--- Code that draws figures ---
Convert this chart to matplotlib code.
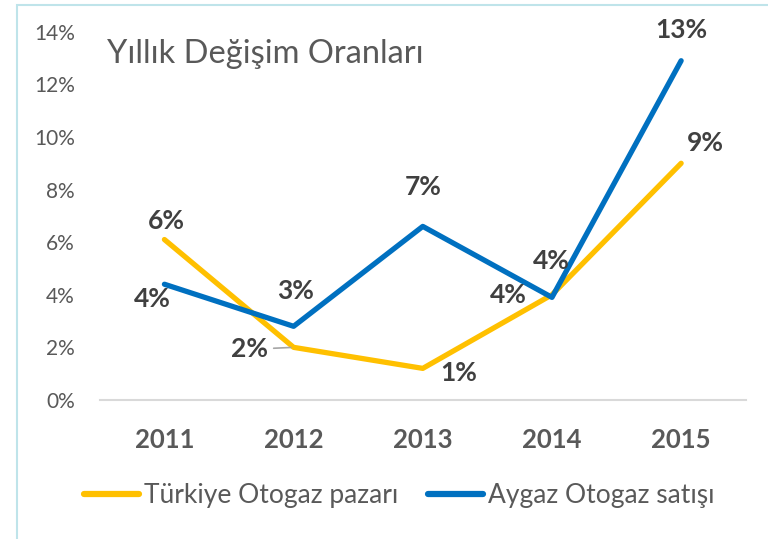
import matplotlib
matplotlib.use("Agg")
import matplotlib.pyplot as plt
from matplotlib.patches import Rectangle

plt.rcParams["font.family"] = ["Lato", "DejaVu Sans"]

# Data (yearly change, %)
years = ["2011", "2012", "2013", "2014", "2015"]
turkiye = [6.1, 2.0, 1.2, 4.0, 9.0]
aygaz = [4.4, 2.8, 6.6, 3.9, 12.9]

# label offsets in pixels relative to each point
turkiye_offsets = [(2, 19), (-44, -2), (36, -5), (-44, 0), (24, 20)]
aygaz_offsets = [(-12, -15), (2, 35), (0, 39), (-1, 36), (0, 31)]

yellow = "#FFC000"
blue = "#0070C0"
label_color = "#404040"
tick_color = "#595959"

fig = plt.figure(figsize=(7.68, 5.39), dpi=100)
ax = fig.add_axes([0.130, 0.258, 0.841, 0.683])

# outer chart border (left and top visible)
fig.patches.append(Rectangle((17 / 768, -0.1), 1.2, 1 - 5 / 539 + 0.1,
                             transform=fig.transFigure, fill=False,
                             edgecolor="#BFE4EA", linewidth=1.5))

x = list(range(len(years)))
ax.plot(x, turkiye, color=yellow, lw=3.8, solid_capstyle="round",
        solid_joinstyle="round", label="Türkiye Otogaz pazarı", zorder=3)
ax.plot(x, aygaz, color=blue, lw=3.8, solid_capstyle="round",
        solid_joinstyle="round", label="Aygaz Otogaz satışı", zorder=4)

for i, (v, off) in enumerate(zip(turkiye, turkiye_offsets)):
    kw = {}
    if i == 1:
        kw["arrowprops"] = dict(arrowstyle="-", color="#A6A6A6", lw=1.2,
                                shrinkA=2, shrinkB=2)
    ax.annotate(f"{v:.0f}%", (i, v), xytext=off, textcoords="offset pixels",
                ha="center", va="center", fontsize=19, fontweight="bold",
                color=label_color, zorder=5, **kw)
for i, (v, off) in enumerate(zip(aygaz, aygaz_offsets)):
    ax.annotate(f"{v:.0f}%", (i, v), xytext=off, textcoords="offset pixels",
                ha="center", va="center", fontsize=19, fontweight="bold",
                color=label_color, zorder=5)

ax.set_xlim(-0.5, 4.5)
ax.set_ylim(0, 14)
ax.set_yticks(range(0, 15, 2))
ax.set_yticklabels([f"{t}%" for t in range(0, 15, 2)])
ax.set_xticks(x)
ax.set_xticklabels(years, fontweight="bold")

for s in ["top", "right", "left"]:
    ax.spines[s].set_visible(False)
ax.spines["bottom"].set_color("#D9D9D9")
ax.spines["bottom"].set_linewidth(1.5)
ax.tick_params(axis="y", length=0, pad=18, labelsize=15, labelcolor=tick_color)
ax.tick_params(axis="x", length=0, pad=20, labelsize=18.5, labelcolor=tick_color)

ax.text(0.011, 0.94, "Yıllık Değişim Oranları", transform=ax.transAxes,
        fontsize=23.5, color=tick_color, ha="left", va="center")

fig.legend(loc="center", bbox_to_anchor=(0.52, 0.08), ncol=2, frameon=False,
           fontsize=19, handlelength=2.1, handletextpad=0.2, columnspacing=1.1,
           labelcolor=tick_color)
for line in fig.legends[0].get_lines():
    line.set_linewidth(4.5)

fig.savefig("out.png", dpi=100)
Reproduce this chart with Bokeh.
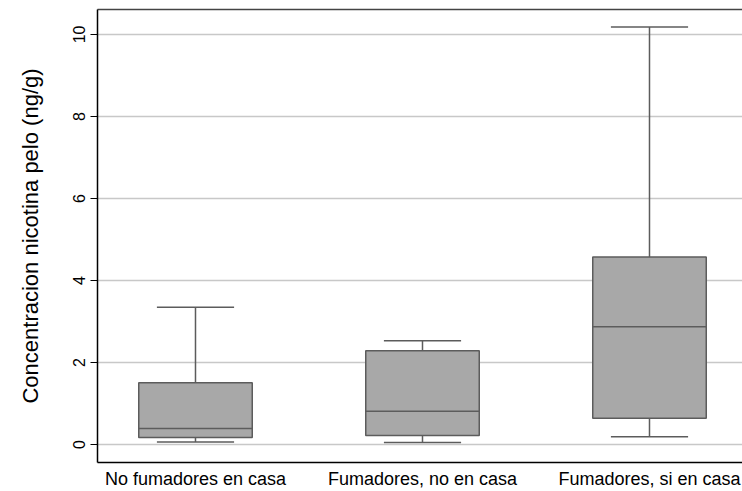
from bokeh.plotting import figure
from bokeh.models import Range1d, FixedTicker, LinearAxis, ColumnDataSource
from bokeh.embed import file_html
from bokeh.resources import INLINE

categories = ["No fumadores en casa", "Fumadores, no en casa", "Fumadores, si en casa"]
lower = [0.06, 0.05, 0.19]
q1 = [0.17, 0.22, 0.64]
median = [0.39, 0.81, 2.87]
q3 = [1.51, 2.29, 4.57]
upper = [3.35, 2.53, 10.18]
y_ticks = [0, 2, 4, 6, 8, 10]

pos = [i + 1 for i in range(len(categories))]
box_w = 0.5
cap_w = 0.34

src = ColumnDataSource(dict(
    x=pos, lower=lower, q1=q1, median=median, q3=q3, upper=upper,
    xl=[p_ - box_w / 2 for p_ in pos], xr=[p_ + box_w / 2 for p_ in pos],
    cl=[p_ - cap_w / 2 for p_ in pos], cr=[p_ + cap_w / 2 for p_ in pos],
))

FONT = "Liberation Sans"
EDGE = "#5c5c5c"

p = figure(width=742, height=491, output_backend="svg", toolbar_location=None,
           x_range=Range1d(0.5683, 3.4097), y_range=Range1d(-0.437, 10.607),
           min_border_left=97, min_border_right=0, min_border_top=9, min_border_bottom=27)
p.outline_line_color = None
p.background_fill_color = "white"
p.border_fill_color = "white"

# grid
p.xgrid.grid_line_color = None
p.ygrid.grid_line_color = "#c8c8c8"
p.ygrid.grid_line_width = 1.5
p.ygrid.ticker = FixedTicker(ticks=y_ticks)

# whiskers
p.segment(x0="x", y0="q3", x1="x", y1="upper", source=src, line_color=EDGE, line_width=1.5)
p.segment(x0="x", y0="lower", x1="x", y1="q1", source=src, line_color=EDGE, line_width=1.5)
p.segment(x0="cl", y0="upper", x1="cr", y1="upper", source=src, line_color=EDGE, line_width=1.5)
p.segment(x0="cl", y0="lower", x1="cr", y1="lower", source=src, line_color=EDGE, line_width=1.5)
# boxes
p.vbar(x="x", width=box_w, bottom="q1", top="q3", source=src,
       fill_color="#a8a8a8", line_color=EDGE, line_width=1.5)
p.segment(x0="xl", y0="median", x1="xr", y1="median", source=src, line_color=EDGE, line_width=1.5)

# x axis
xa = p.xaxis[0]
xa.ticker = FixedTicker(ticks=pos)
xa.major_label_overrides = {p_: c for p_, c in zip(pos, categories)}
xa.major_tick_line_color = None
xa.minor_tick_line_color = None
xa.major_tick_out = 0
xa.major_tick_in = 0
xa.major_label_standoff = 6
xa.major_label_text_font = FONT
xa.major_label_text_font_size = "18px"
xa.major_label_text_color = "black"
xa.axis_line_color = "black"
xa.axis_line_width = 1.5

# y axis
ya = p.yaxis[0]
ya.ticker = FixedTicker(ticks=y_ticks)
ya.major_label_orientation = "vertical"
ya.major_label_text_font = FONT
ya.major_label_text_font_size = "16px"
ya.major_label_text_color = "black"
ya.major_label_standoff = 5
ya.major_tick_out = 7
ya.major_tick_in = 0
ya.major_tick_line_color = "black"
ya.major_tick_line_width = 1.2
ya.minor_tick_line_color = None
ya.axis_line_color = "black"
ya.axis_line_width = 1.5
ya.axis_label = "Concentracion nicotina pelo (ng/g)"
ya.axis_label_text_font = FONT
ya.axis_label_text_font_size = "22px"
ya.axis_label_text_font_style = "normal"
ya.axis_label_text_color = "black"
ya.axis_label_standoff = 28

# top border line
top = LinearAxis(ticker=FixedTicker(ticks=[]), major_label_text_font_size="0px",
                 major_tick_line_color=None, minor_tick_line_color=None,
                 major_tick_out=0, major_tick_in=0,
                 major_label_standoff=0, axis_line_color="#444444", axis_line_width=1.5)
p.add_layout(top, "above")

open("out.html", "w").write(file_html(p, INLINE))
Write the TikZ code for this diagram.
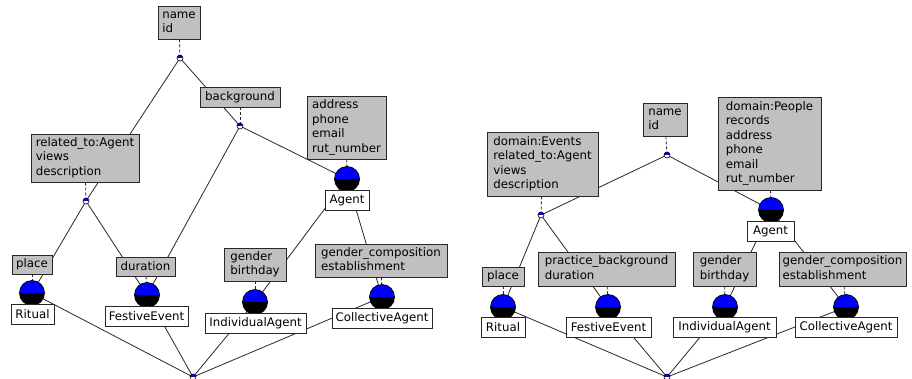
\documentclass[tikz,border=0pt]{standalone}
\usepackage{fontspec}
\newfontfamily\lfont{DejaVu Sans}
\usetikzlibrary{backgrounds}
\definecolor{attrgrey}{RGB}{192,192,192}
\definecolor{edgegrey}{RGB}{40,40,40}
\newcommand\attrlines[1]{\begin{tabular}{@{}l@{}}#1\end{tabular}}
\begin{document}
\begin{tikzpicture}[x=1pt,y=-1pt,
  txt/.style={font={\lfont\fontsize{11.8}{14.5}\selectfont}, text=black},
  attr/.style={txt, draw=edgegrey, fill=attrgrey, line width=0.8pt, inner sep=1pt},
  objl/.style={txt, draw=edgegrey, fill=white, line width=0.8pt, inner sep=1pt, minimum height=20pt},
  bigc/.style={circle, draw=black, line width=0.8pt, minimum size=25pt, inner sep=0pt,
    path picture={\fill[blue] (path picture bounding box.west) rectangle (path picture bounding box.north east);
                  \fill[black] (path picture bounding box.west) rectangle (path picture bounding box.south east);}},
  smallc/.style={circle, draw=black, line width=0.6pt, minimum size=6pt, inner sep=0pt,
    path picture={\fill[blue] (path picture bounding box.west) rectangle (path picture bounding box.north east);
                  \fill[white] (path picture bounding box.west) rectangle (path picture bounding box.south east);}},
  conn/.style={draw=edgegrey, line width=0.8pt},
  dashline/.style={draw=edgegrey, line width=0.8pt, dash pattern=on 3pt off 2pt}
]
\useasboundingbox (0,0) rectangle (912,378);

% ---------------- Left lattice ----------------
\node[smallc] (Ltop) at (180,58) {};
\node[smallc] (Lbgc) at (240,126) {};
\node[smallc] (Lrelc) at (86,201) {};
\node[smallc] (Lbot) at (193,377) {};
\node[bigc] (Lag) at (347,179) {};
\node[bigc] (Lrit) at (32,293) {};
\node[bigc] (Lfe) at (147,295) {};
\node[bigc] (Lia) at (255,302) {};
\node[bigc] (Lca) at (382,297) {};
\node[attr, minimum width=42pt, minimum height=33pt] (Lname) at (179,22.5) {\attrlines{name\\id}};
\node[attr, minimum width=80pt, minimum height=20pt] (Lbg) at (240,97) {background};
\node[attr, minimum width=108pt, minimum height=48pt] (Lrel) at (85,158) {\attrlines{related\_to:Agent\\views\\description}};
\node[attr, minimum width=79pt, minimum height=63pt] (Lagattr) at (346.5,127.5) {\attrlines{address\\phone\\email\\rut\_number}};
\node[attr, minimum width=40pt, minimum height=19pt] (Lplace) at (32,264.5) {place};
\node[attr, minimum width=59pt, minimum height=19pt] (Ldur) at (145.5,266.5) {duration};
\node[attr, minimum width=62pt, minimum height=33pt] (Lgb) at (255,264.5) {\attrlines{gender\\birthday}};
\node[attr, minimum width=132pt, minimum height=33pt] (Lgc) at (381,260.5) {\attrlines{gender\_composition\\establishment}};
\node[objl, minimum width=44pt] (LagL) at (347,200) {Agent};
\node[objl, minimum width=43pt] (LritL) at (32.5,314) {Ritual};
\node[objl, minimum width=83pt] (LfeL) at (146.5,316) {FestiveEvent};
\node[objl, minimum width=101pt] (LiaL) at (255.5,323) {IndividualAgent};
\node[objl, minimum width=100pt] (LcaL) at (382,318) {CollectiveAgent};

% ---------------- Right lattice ----------------
\node[smallc] (Rtop) at (667,155) {};
\node[smallc] (Rrelc) at (541,215) {};
\node[smallc] (Rbot) at (667,377) {};
\node[bigc] (Rag) at (771,210) {};
\node[bigc] (Rrit) at (503,307) {};
\node[bigc] (Rfe) at (608,307) {};
\node[bigc] (Ria) at (725,307) {};
\node[bigc] (Rca) at (846,307) {};
\node[attr, minimum width=44pt, minimum height=33pt] (Rname) at (665,119.5) {\attrlines{name\\id}};
\node[attr, minimum width=111pt, minimum height=64pt] (Rrel) at (542.5,164) {\attrlines{domain:Events\\related\_to:Agent\\views\\description}};
\node[attr, minimum width=103pt, minimum height=93pt] (Ragattr) at (769.5,143.5) {\attrlines{domain:People\\records\\address\\phone\\email\\rut\_number}};
\node[attr, minimum width=42pt, minimum height=19pt] (Rplace) at (503,276.5) {place};
\node[attr, minimum width=137pt, minimum height=34pt] (Rprac) at (606.5,269) {\attrlines{practice\_background\\duration}};
\node[attr, minimum width=63pt, minimum height=34pt] (Rgb) at (724.5,269) {\attrlines{gender\\birthday}};
\node[attr, minimum width=127pt, minimum height=34pt] (Rgc) at (842.5,269) {\attrlines{gender\_composition\\establishment}};
\node[objl, minimum width=47pt] (RagL) at (770.5,231) {Agent};
\node[objl, minimum width=44pt] (RritL) at (503,327) {Ritual};
\node[objl, minimum width=85pt] (RfeL) at (608.5,327) {FestiveEvent};
\node[objl, minimum width=103pt] (RiaL) at (724.5,327) {IndividualAgent};
\node[objl, minimum width=102pt] (RcaL) at (846,327) {CollectiveAgent};

\begin{scope}[on background layer]
  \draw[conn] (Ltop.center) -- (Lrelc.center);
  \draw[conn] (Ltop.center) -- (Lbgc.center);
  \draw[conn] (Lbgc.center) -- (Lag.center);
  \draw[conn] (Lbgc.center) -- (Lfe.center);
  \draw[conn] (Lrelc.center) -- (Lrit.center);
  \draw[conn] (Lrelc.center) -- (Lfe.center);
  \draw[conn] (Lag.center) -- (Lia.center);
  \draw[conn] (Lag.center) -- (Lca.center);
  \draw[conn] (Lbot.center) -- (Lrit.center);
  \draw[conn] (Lbot.center) -- (Lfe.center);
  \draw[conn] (Lbot.center) -- (Lia.center);
  \draw[conn] (Lbot.center) -- (Lca.center);
  \draw[dashline] (Lname) -- (Ltop);
  \draw[dashline] (Lbg) -- (Lbgc);
  \draw[dashline] (Lrel) -- (Lrelc);
  \draw[dashline] (Lagattr) -- (Lag);
  \draw[dashline] (Lplace) -- (Lrit);
  \draw[dashline] (Ldur) -- (Lfe);
  \draw[dashline] (Lgb) -- (Lia);
  \draw[dashline] (Lgc) -- (Lca);
  \draw[conn] (Rtop.center) -- (Rrelc.center);
  \draw[conn] (Rtop.center) -- (Rag.center);
  \draw[conn] (Rrelc.center) -- (Rrit.center);
  \draw[conn] (Rrelc.center) -- (Rfe.center);
  \draw[conn] (Rag.center) -- (Ria.center);
  \draw[conn] (Rag.center) -- (Rca.center);
  \draw[conn] (Rbot.center) -- (Rrit.center);
  \draw[conn] (Rbot.center) -- (Rfe.center);
  \draw[conn] (Rbot.center) -- (Ria.center);
  \draw[conn] (Rbot.center) -- (Rca.center);
  \draw[dashline] (Rname) -- (Rtop);
  \draw[dashline] (Rrel) -- (Rrelc);
  \draw[dashline] (Ragattr) -- (Rag);
  \draw[dashline] (Rplace) -- (Rrit);
  \draw[dashline] (Rprac) -- (Rfe);
  \draw[dashline] (Rgb) -- (Ria);
  \draw[dashline] (Rgc) -- (Rca);
\end{scope}
\end{tikzpicture}
\end{document}
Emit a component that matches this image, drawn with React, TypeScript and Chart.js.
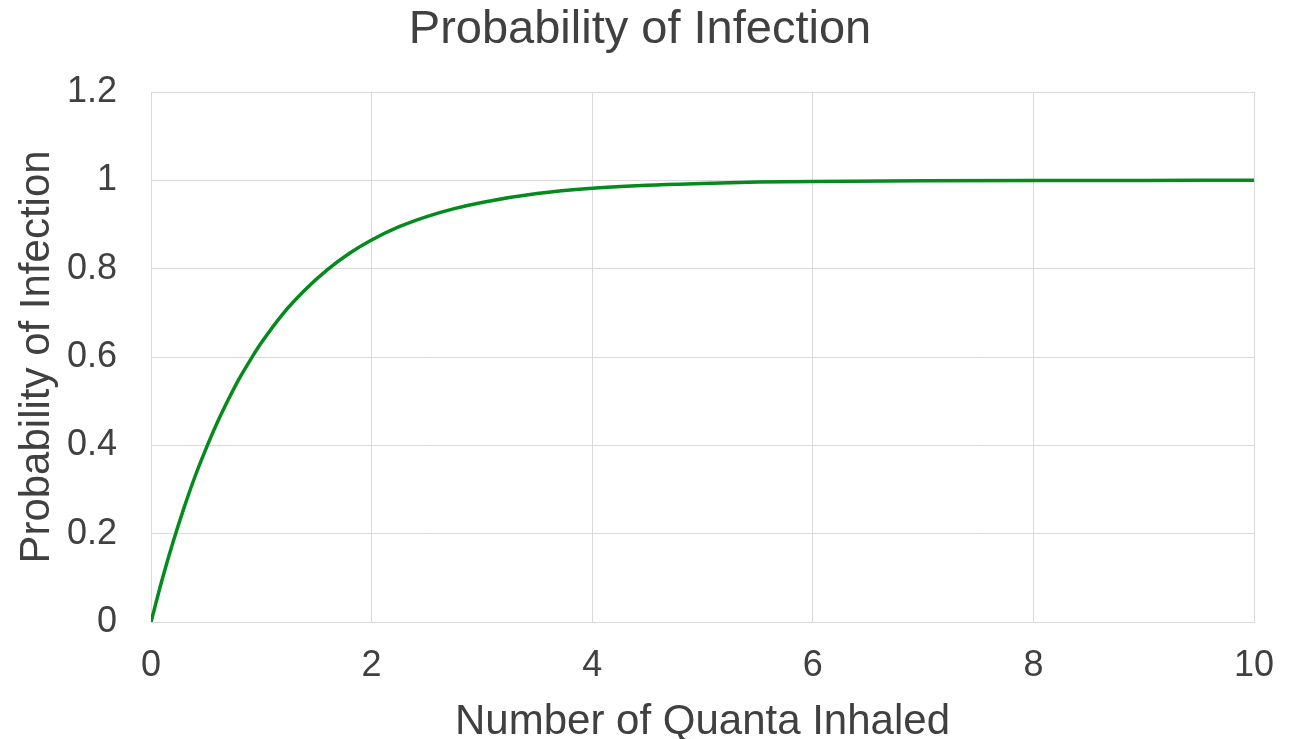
import React, { useEffect, useRef } from "react";
import { Chart, registerables } from "chart.js";

Chart.register(...registerables);

const chartTitle = "Probability of Infection";
const xAxisTitle = "Number of Quanta Inhaled";
const yAxisTitle = "Probability of Infection";

// Quanta inhaled (x) and probability of infection (y)
const quanta = [
  0, 0.1, 0.2, 0.3, 0.4, 0.5, 0.6, 0.7, 0.8, 0.9, 1.0, 1.2, 1.4, 1.6, 1.8, 2.0,
  2.25, 2.5, 2.75, 3.0, 3.5, 4.0, 4.5, 5.0, 5.5, 6.0, 7.0, 8.0, 9.0, 10.0,
];
const probability = [
  0, 0.095, 0.181, 0.259, 0.33, 0.393, 0.451, 0.503, 0.551, 0.593, 0.632, 0.699,
  0.753, 0.798, 0.835, 0.865, 0.895, 0.918, 0.936, 0.95, 0.97, 0.982, 0.989,
  0.993, 0.996, 0.9975, 0.999, 0.9997, 0.9999, 1.0,
];

const xMin = 0;
const xMax = 10;
const xStep = 2;
const yMin = 0;
const yMax = 1.2;
const yStep = 0.2;

const FONT = "'Liberation Sans', Arial, sans-serif";
const TEXT = "#404040";
const GRID = "#d9d9d9";
const LINE = "#048a1d";

const fmt = (v: any) => String(Number(Number(v).toFixed(2)));

export default function App() {
  const ref = useRef<HTMLCanvasElement | null>(null);

  useEffect(() => {
    if (!ref.current) return;
    const points = quanta.map((x, i) => ({ x, y: probability[i] }));
    const chart = new Chart(ref.current, {
      type: "line",
      data: {
        datasets: [
          {
            data: points,
            borderColor: LINE,
            borderWidth: 3.5,
            pointRadius: 0,
            fill: false,
            cubicInterpolationMode: "monotone",
            yAxisID: "y",
          },
        ],
      },
      options: {
        responsive: false,
        animation: false,
        layout: { padding: { left: 0, right: 24, top: 0, bottom: 0 } },
        plugins: {
          legend: { display: false },
          tooltip: { enabled: false },
          title: {
            display: true,
            text: chartTitle,
            color: TEXT,
            font: { family: FONT, size: 47, weight: "normal", lineHeight: 1 },
            padding: { top: 6.5, bottom: 38.5 },
          },
        },
        scales: {
          x: {
            type: "linear",
            min: xMin,
            max: xMax,
            ticks: {
              stepSize: xStep,
              color: TEXT,
              font: { family: FONT, size: 36 },
              padding: 22,
              maxRotation: 0,
              callback: fmt,
            },
            grid: { color: GRID, lineWidth: 1, drawTicks: false },
            border: { color: GRID, width: 1 },
            title: {
              display: true,
              text: xAxisTitle,
              color: TEXT,
              font: { family: FONT, size: 42, lineHeight: 1 },
              padding: { top: 0, bottom: -4.5 },
            },
            afterFit: (s: any) => {
              s.height = 117;
            },
          },
          y: {
            type: "linear",
            position: "left",
            min: yMin,
            max: yMax,
            ticks: {
              stepSize: yStep,
              color: TEXT,
              font: { family: FONT, size: 36 },
              padding: 34,
              callback: fmt,
            },
            grid: { color: GRID, lineWidth: 1, drawTicks: false },
            border: { color: GRID, width: 1 },
            title: {
              display: true,
              text: yAxisTitle,
              color: TEXT,
              font: { family: FONT, size: 42, lineHeight: 1 },
              padding: { top: 16.5, bottom: 0 },
            },
            afterFit: (s: any) => {
              s.width = 151;
            },
          },
          yRight: {
            type: "linear",
            position: "right",
            min: yMin,
            max: yMax,
            display: true,
            ticks: { display: false },
            grid: { display: false, drawTicks: false },
            border: { display: false },
            afterFit: (s: any) => {
              s.width = 26;
            },
          },
        },
      },
    } as any);
    return () => chart.destroy();
  }, []);

  return (
    <div
      style={{
        position: "fixed",
        left: 0,
        top: 0,
        width: 1304,
        height: 739,
        background: "#ffffff",
      }}
    >
      <canvas ref={ref} width={1304} height={739} />
    </div>
  );
}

--- WHAT IS EXPECTED ---
Omit the pictures, then repeat exactly each line from the beginning of the listing through the line with "36), (0, 31)]".

--- EXERCISE SOLUTION ---
Convert this chart to matplotlib code.
import matplotlib
matplotlib.use("Agg")
import matplotlib.pyplot as plt
from matplotlib.patches import Rectangle

plt.rcParams["font.family"] = ["Lato", "DejaVu Sans"]

# Data (yearly change, %)
years = ["2011", "2012", "2013", "2014", "2015"]
turkiye = [6.1, 2.0, 1.2, 4.0, 9.0]
aygaz = [4.4, 2.8, 6.6, 3.9, 12.9]

# label offsets in pixels relative to each point
turkiye_offsets = [(2, 19), (-44, -2), (36, -5), (-44, 0), (24, 20)]
aygaz_offsets = [(-12, -15), (2, 35), (0, 39), (-1, 36), (0, 31)]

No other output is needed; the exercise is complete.